First, there was the theme song’s “is it a kind of dream?” lyric – yet more confirmation that Art Garfunkel’s “Bright Eyes”, from the soundtrack to animated children’s film Watership Down, is the creepiest single ever to reach No. 1. There was the (real) book Nida was reading: “Creative Visualisation: Use the Power of Your Imagination To Create What You Want in Life”. There was Nida repeatedly told Gaap “I’m dreaming” and Vicky cruelly telling Nida “You’re dreaming if you think you can pull that off” in reference to the bold red leather jacket she coveted and eventually claimed. We heard Nida say she needed a doctor and mention her mother’s suspected mental illness – the truth, or just more intolerance?

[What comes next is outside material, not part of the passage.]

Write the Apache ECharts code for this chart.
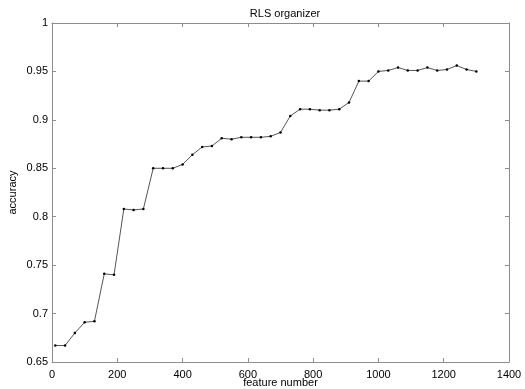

It all bubbles up into a rich horror-comedy stew that’s part immigrant experience revenge slasher, part video nasty, and part state-of-the-nation drama. Despite its nostalgia-tickling Stork tubs and Smash Robots and Sapphire and Steel clips, it captures the complexity of the late 1970s without any shallow ‘simpler times’ longing to return there. Nuclear anxiety, barely disguised bigotry, National Front graffiti… it’s no wonder that Nida’s mind either conjured that colourful escape, or she walked away to oblivion with a smile on her face.
All episodes of Black Mirror season 6 are available to stream on Netflix now.